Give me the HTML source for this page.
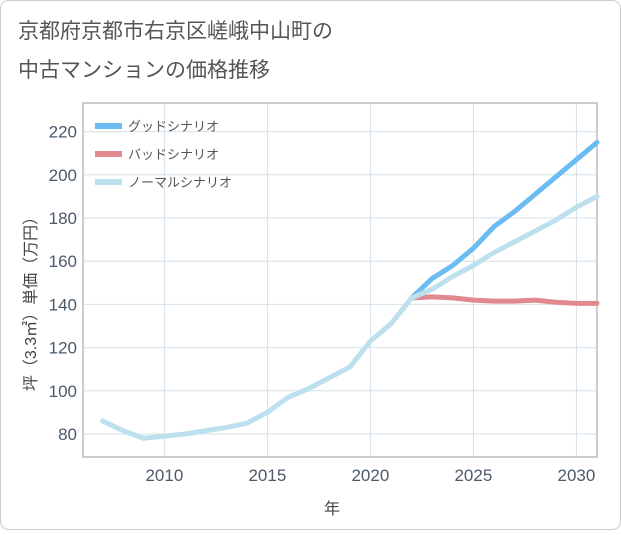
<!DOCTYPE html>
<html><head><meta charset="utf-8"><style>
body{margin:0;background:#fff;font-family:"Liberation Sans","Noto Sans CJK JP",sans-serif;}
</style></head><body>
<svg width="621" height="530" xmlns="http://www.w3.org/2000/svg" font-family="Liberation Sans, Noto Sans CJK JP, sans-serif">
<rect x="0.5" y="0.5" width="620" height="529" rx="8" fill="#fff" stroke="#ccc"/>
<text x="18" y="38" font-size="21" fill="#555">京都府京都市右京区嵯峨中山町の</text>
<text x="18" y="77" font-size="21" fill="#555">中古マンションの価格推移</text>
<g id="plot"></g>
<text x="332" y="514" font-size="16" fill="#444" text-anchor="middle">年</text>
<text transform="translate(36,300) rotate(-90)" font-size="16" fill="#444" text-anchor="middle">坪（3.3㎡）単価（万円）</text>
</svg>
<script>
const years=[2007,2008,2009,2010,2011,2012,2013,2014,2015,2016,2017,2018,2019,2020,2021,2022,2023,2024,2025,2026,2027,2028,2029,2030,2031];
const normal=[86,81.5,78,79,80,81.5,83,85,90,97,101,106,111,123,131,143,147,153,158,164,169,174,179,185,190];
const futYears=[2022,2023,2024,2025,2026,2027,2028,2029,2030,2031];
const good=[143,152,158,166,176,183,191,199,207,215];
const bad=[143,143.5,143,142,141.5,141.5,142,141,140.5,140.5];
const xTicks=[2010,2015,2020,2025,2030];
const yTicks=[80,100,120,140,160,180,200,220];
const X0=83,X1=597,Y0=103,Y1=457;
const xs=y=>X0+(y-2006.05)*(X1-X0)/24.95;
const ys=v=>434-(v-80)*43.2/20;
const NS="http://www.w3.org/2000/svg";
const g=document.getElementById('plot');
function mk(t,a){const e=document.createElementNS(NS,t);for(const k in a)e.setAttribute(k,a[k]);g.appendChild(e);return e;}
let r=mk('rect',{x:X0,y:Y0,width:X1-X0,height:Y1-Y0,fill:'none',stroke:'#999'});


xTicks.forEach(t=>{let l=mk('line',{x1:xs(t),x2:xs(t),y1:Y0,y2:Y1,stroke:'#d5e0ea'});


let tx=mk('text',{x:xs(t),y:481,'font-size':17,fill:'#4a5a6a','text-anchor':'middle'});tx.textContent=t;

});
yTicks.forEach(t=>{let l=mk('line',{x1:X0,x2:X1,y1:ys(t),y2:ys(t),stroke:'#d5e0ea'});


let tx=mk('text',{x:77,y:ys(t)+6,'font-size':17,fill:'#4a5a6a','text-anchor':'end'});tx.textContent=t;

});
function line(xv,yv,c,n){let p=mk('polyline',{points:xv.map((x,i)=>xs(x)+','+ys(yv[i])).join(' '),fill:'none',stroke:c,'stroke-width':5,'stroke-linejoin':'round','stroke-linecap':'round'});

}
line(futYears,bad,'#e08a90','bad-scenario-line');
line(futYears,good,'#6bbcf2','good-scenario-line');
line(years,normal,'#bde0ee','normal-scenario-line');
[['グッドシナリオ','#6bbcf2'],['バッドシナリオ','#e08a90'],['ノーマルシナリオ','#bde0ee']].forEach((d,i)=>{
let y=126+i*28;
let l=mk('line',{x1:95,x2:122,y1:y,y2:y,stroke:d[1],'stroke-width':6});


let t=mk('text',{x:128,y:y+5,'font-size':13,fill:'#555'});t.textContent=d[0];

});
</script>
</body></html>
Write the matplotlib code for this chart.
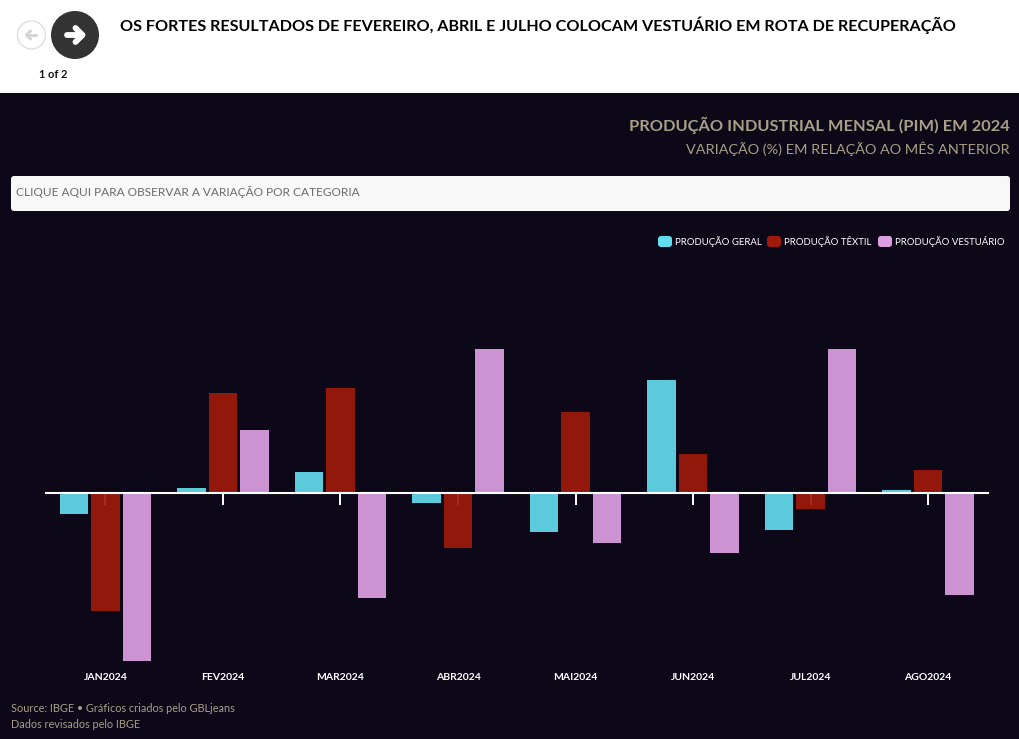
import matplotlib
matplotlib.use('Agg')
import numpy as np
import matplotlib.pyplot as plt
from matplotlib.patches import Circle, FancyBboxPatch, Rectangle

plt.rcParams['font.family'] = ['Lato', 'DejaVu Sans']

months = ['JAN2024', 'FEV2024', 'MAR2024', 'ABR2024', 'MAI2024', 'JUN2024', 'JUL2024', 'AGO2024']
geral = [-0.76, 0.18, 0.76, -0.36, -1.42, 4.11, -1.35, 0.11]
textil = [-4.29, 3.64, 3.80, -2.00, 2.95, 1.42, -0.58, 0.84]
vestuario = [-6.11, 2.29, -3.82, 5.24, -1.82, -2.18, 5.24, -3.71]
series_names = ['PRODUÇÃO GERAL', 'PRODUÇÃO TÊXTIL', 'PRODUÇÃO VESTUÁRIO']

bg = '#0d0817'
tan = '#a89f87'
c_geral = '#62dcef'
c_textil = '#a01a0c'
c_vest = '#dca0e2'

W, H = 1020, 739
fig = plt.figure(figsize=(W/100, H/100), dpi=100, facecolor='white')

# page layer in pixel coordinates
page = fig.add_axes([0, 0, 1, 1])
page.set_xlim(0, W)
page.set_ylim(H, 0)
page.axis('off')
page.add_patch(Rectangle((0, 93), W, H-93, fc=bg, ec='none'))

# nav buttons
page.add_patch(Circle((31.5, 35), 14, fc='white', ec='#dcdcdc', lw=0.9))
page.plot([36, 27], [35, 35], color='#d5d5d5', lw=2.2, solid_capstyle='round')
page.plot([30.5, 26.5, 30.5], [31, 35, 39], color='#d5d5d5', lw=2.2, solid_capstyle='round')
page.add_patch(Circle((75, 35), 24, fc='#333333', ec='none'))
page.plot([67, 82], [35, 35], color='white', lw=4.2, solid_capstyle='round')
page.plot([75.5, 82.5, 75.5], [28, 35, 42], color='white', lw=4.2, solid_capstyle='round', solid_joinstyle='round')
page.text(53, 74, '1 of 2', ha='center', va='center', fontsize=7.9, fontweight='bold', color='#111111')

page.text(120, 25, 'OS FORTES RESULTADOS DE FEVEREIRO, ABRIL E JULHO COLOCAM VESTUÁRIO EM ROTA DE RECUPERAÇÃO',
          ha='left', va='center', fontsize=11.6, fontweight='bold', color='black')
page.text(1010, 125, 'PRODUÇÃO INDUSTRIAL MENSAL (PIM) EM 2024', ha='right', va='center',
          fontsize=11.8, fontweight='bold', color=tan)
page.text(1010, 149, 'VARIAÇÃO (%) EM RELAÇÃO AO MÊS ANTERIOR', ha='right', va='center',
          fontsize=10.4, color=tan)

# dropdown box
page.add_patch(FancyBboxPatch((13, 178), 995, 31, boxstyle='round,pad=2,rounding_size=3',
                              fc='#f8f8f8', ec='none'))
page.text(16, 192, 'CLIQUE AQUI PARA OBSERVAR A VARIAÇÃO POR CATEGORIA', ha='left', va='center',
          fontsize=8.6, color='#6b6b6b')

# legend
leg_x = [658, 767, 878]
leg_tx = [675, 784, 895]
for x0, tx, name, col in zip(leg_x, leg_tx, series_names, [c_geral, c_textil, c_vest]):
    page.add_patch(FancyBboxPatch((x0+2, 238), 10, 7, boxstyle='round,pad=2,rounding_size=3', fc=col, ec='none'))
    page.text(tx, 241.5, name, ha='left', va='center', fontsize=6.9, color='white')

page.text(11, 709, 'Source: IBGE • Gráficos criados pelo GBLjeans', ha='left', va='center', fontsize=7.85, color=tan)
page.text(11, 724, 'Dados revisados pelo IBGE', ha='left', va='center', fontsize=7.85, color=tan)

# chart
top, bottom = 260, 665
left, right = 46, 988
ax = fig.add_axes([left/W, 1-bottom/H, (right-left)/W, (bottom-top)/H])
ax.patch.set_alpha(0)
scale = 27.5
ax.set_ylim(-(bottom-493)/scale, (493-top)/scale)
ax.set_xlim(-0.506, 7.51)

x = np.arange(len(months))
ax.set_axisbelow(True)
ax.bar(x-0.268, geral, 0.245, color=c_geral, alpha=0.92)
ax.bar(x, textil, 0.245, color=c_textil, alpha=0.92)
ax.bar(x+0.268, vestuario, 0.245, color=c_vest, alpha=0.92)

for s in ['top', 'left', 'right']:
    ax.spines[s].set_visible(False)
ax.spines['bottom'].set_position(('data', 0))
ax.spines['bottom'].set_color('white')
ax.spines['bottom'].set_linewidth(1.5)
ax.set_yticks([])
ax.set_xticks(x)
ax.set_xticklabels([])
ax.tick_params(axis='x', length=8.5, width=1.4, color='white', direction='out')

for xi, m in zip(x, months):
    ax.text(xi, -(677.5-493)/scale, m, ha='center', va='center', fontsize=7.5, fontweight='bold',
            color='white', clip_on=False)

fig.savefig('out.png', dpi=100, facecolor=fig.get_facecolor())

#### [Your goal]
Above are the records. Print exactly the lines from the one containing "Write the matplotlib code for this chart." to the one containing "fontsize=10.4, color=tan)", both included, and nothing else; pictures are excluded.

#### [The response]
Write the matplotlib code for this chart.
import matplotlib
matplotlib.use('Agg')
import numpy as np
import matplotlib.pyplot as plt
from matplotlib.patches import Circle, FancyBboxPatch, Rectangle

plt.rcParams['font.family'] = ['Lato', 'DejaVu Sans']

months = ['JAN2024', 'FEV2024', 'MAR2024', 'ABR2024', 'MAI2024', 'JUN2024', 'JUL2024', 'AGO2024']
geral = [-0.76, 0.18, 0.76, -0.36, -1.42, 4.11, -1.35, 0.11]
textil = [-4.29, 3.64, 3.80, -2.00, 2.95, 1.42, -0.58, 0.84]
vestuario = [-6.11, 2.29, -3.82, 5.24, -1.82, -2.18, 5.24, -3.71]
series_names = ['PRODUÇÃO GERAL', 'PRODUÇÃO TÊXTIL', 'PRODUÇÃO VESTUÁRIO']

bg = '#0d0817'
tan = '#a89f87'
c_geral = '#62dcef'
c_textil = '#a01a0c'
c_vest = '#dca0e2'

W, H = 1020, 739
fig = plt.figure(figsize=(W/100, H/100), dpi=100, facecolor='white')

# page layer in pixel coordinates
page = fig.add_axes([0, 0, 1, 1])
page.set_xlim(0, W)
page.set_ylim(H, 0)
page.axis('off')
page.add_patch(Rectangle((0, 93), W, H-93, fc=bg, ec='none'))

# nav buttons
page.add_patch(Circle((31.5, 35), 14, fc='white', ec='#dcdcdc', lw=0.9))
page.plot([36, 27], [35, 35], color='#d5d5d5', lw=2.2, solid_capstyle='round')
page.plot([30.5, 26.5, 30.5], [31, 35, 39], color='#d5d5d5', lw=2.2, solid_capstyle='round')
page.add_patch(Circle((75, 35), 24, fc='#333333', ec='none'))
page.plot([67, 82], [35, 35], color='white', lw=4.2, solid_capstyle='round')
page.plot([75.5, 82.5, 75.5], [28, 35, 42], color='white', lw=4.2, solid_capstyle='round', solid_joinstyle='round')
page.text(53, 74, '1 of 2', ha='center', va='center', fontsize=7.9, fontweight='bold', color='#111111')

page.text(120, 25, 'OS FORTES RESULTADOS DE FEVEREIRO, ABRIL E JULHO COLOCAM VESTUÁRIO EM ROTA DE RECUPERAÇÃO',
          ha='left', va='center', fontsize=11.6, fontweight='bold', color='black')
page.text(1010, 125, 'PRODUÇÃO INDUSTRIAL MENSAL (PIM) EM 2024', ha='right', va='center',
          fontsize=11.8, fontweight='bold', color=tan)
page.text(1010, 149, 'VARIAÇÃO (%) EM RELAÇÃO AO MÊS ANTERIOR', ha='right', va='center',
          fontsize=10.4, color=tan)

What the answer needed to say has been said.